§ PROBLEM STATEMENT:
Report how many lines of the entries below contain the word "chart", and nothing more.

§ DATA TO USE:
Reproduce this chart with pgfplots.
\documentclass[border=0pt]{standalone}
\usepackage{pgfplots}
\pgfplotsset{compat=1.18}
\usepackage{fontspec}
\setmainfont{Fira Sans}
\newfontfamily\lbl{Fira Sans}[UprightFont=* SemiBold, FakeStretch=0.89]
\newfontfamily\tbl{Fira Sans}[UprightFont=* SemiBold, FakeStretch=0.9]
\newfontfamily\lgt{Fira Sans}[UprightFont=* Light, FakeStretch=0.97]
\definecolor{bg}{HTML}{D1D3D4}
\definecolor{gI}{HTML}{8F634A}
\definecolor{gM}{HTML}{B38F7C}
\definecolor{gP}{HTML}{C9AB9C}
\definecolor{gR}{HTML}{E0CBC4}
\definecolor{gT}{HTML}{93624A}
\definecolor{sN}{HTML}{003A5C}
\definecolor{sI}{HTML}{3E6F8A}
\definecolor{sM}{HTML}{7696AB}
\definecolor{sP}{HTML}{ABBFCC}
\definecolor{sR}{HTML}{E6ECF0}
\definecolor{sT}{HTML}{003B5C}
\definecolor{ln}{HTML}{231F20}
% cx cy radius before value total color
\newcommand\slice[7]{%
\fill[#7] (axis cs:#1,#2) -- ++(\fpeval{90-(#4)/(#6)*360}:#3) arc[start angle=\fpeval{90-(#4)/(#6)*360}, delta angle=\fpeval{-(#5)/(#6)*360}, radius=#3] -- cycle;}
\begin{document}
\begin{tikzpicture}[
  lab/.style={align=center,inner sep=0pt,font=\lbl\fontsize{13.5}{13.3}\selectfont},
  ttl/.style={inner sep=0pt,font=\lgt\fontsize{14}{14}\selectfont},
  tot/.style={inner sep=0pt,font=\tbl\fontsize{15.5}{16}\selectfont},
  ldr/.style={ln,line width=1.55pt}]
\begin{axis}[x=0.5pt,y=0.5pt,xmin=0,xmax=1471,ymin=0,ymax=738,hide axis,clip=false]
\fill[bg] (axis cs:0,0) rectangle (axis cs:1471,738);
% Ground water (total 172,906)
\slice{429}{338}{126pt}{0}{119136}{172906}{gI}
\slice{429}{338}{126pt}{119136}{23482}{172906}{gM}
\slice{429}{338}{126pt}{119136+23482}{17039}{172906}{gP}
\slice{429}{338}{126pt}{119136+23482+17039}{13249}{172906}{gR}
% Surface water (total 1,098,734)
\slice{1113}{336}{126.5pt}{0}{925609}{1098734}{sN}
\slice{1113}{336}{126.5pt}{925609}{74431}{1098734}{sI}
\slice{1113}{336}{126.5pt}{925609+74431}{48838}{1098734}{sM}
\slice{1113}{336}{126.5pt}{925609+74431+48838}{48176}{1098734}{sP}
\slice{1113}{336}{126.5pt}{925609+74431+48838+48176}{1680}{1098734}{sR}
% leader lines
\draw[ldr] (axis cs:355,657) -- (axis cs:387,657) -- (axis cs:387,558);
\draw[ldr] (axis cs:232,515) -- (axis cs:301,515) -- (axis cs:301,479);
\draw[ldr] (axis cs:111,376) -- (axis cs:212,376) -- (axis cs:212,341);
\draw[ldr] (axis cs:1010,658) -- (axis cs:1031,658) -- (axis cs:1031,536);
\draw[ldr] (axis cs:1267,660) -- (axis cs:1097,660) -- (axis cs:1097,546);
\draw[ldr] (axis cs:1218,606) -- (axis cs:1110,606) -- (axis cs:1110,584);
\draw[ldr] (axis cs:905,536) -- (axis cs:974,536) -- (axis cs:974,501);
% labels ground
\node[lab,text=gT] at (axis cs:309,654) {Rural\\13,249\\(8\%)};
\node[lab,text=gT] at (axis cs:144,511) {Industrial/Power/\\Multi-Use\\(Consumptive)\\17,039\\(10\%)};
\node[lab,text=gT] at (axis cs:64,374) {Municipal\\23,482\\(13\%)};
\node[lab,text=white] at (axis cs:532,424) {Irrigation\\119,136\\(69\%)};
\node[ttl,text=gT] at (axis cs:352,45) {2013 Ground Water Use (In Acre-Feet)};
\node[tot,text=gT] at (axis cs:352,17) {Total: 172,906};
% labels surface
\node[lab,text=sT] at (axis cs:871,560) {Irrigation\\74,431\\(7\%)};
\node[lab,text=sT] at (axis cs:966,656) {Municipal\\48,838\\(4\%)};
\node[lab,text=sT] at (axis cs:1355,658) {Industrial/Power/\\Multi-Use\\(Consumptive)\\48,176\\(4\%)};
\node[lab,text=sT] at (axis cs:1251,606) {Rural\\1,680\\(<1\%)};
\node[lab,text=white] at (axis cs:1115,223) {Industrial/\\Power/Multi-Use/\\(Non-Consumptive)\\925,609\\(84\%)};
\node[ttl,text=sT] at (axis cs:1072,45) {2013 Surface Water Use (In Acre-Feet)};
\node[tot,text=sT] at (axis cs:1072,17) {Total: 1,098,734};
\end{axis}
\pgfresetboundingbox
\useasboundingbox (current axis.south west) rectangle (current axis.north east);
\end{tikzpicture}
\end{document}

...

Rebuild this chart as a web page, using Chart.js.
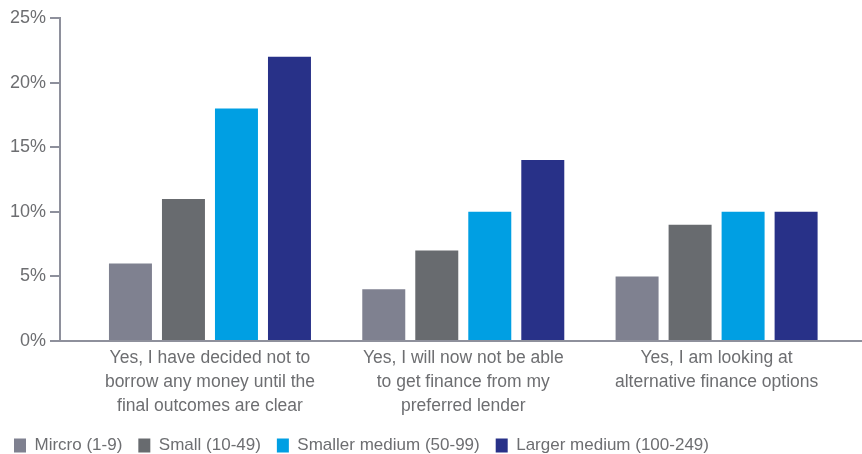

* * *

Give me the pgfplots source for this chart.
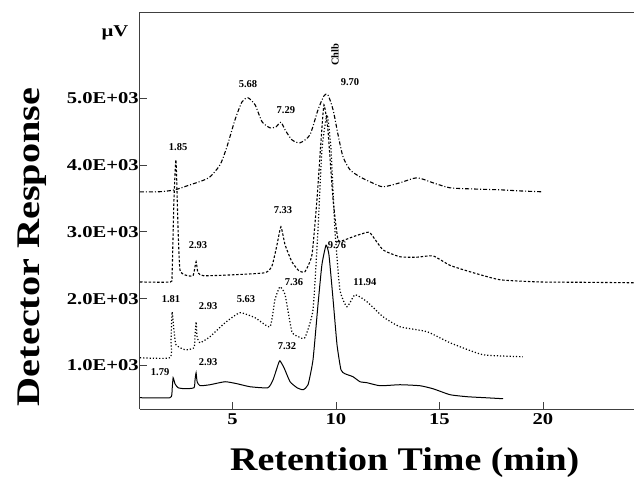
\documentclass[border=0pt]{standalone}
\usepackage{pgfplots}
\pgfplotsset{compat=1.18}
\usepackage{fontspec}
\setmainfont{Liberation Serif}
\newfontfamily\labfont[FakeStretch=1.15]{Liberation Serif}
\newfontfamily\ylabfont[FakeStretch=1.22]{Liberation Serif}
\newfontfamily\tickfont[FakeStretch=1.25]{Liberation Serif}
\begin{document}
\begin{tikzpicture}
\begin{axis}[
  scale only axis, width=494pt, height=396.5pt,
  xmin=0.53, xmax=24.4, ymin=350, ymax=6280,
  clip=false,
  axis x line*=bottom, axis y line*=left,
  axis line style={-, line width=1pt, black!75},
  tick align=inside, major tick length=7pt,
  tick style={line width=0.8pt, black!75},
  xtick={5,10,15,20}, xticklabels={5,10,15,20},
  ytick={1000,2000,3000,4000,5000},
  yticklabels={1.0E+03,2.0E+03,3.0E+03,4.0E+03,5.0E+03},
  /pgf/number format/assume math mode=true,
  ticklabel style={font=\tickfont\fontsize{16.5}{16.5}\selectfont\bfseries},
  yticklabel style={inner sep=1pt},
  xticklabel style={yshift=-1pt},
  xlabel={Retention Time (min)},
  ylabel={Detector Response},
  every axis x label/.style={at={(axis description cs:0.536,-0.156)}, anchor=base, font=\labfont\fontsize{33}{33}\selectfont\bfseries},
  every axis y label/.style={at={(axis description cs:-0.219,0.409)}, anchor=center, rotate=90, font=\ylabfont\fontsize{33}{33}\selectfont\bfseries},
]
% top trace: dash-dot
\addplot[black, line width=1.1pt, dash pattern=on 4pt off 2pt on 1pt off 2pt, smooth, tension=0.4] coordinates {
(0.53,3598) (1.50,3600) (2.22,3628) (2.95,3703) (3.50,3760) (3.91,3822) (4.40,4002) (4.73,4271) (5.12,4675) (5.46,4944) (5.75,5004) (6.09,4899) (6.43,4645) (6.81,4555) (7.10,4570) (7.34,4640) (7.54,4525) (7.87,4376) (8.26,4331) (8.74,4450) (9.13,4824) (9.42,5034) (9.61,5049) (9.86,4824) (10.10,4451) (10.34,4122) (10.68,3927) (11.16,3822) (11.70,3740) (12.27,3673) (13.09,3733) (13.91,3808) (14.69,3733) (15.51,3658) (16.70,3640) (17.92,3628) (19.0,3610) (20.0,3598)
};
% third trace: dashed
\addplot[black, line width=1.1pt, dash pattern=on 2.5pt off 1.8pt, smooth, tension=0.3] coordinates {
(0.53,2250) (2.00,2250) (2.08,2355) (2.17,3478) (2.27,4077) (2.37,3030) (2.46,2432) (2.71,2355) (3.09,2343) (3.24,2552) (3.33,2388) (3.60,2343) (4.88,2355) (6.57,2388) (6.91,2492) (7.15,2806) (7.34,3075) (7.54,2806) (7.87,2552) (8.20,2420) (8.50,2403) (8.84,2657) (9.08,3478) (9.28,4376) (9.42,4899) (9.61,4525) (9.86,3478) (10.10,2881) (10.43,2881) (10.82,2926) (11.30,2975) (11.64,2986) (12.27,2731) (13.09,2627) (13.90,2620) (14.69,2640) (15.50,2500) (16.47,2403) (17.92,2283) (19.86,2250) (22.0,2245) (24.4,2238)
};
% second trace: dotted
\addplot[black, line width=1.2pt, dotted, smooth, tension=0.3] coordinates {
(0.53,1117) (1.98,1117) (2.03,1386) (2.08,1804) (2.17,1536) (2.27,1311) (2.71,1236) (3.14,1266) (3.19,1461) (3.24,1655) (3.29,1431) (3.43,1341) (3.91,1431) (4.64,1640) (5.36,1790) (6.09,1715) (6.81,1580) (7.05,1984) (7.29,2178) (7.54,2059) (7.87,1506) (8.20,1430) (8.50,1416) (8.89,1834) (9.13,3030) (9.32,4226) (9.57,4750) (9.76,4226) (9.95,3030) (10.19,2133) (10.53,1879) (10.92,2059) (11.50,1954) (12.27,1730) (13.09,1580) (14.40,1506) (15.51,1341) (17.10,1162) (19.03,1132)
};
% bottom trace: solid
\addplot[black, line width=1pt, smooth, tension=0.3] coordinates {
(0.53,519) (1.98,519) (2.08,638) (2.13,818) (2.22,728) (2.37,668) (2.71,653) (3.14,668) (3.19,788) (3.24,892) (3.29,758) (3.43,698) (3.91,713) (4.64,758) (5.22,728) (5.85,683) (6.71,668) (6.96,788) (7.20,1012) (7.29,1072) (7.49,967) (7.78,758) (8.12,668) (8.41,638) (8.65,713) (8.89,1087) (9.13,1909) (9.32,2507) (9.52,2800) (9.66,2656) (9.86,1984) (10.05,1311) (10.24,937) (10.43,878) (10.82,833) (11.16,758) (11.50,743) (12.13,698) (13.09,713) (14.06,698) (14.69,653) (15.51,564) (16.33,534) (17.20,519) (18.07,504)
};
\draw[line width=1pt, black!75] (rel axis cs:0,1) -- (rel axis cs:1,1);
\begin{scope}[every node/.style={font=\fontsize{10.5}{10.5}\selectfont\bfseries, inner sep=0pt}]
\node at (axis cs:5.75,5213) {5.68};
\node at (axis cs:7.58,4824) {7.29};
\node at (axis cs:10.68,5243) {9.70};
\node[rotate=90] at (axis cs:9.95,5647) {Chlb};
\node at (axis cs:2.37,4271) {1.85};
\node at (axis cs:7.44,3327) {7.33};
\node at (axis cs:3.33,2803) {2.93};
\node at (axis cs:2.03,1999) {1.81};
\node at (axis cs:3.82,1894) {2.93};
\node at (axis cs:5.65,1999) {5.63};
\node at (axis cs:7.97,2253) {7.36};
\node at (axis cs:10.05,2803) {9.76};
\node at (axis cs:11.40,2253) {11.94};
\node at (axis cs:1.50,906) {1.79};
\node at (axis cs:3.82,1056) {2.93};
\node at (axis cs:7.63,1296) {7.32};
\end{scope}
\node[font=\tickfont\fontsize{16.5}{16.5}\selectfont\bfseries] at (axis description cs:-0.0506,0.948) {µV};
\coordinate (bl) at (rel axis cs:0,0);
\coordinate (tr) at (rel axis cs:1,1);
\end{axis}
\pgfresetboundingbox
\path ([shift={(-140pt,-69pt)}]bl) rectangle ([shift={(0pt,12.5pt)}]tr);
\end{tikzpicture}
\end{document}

§ FINAL RESULT:
3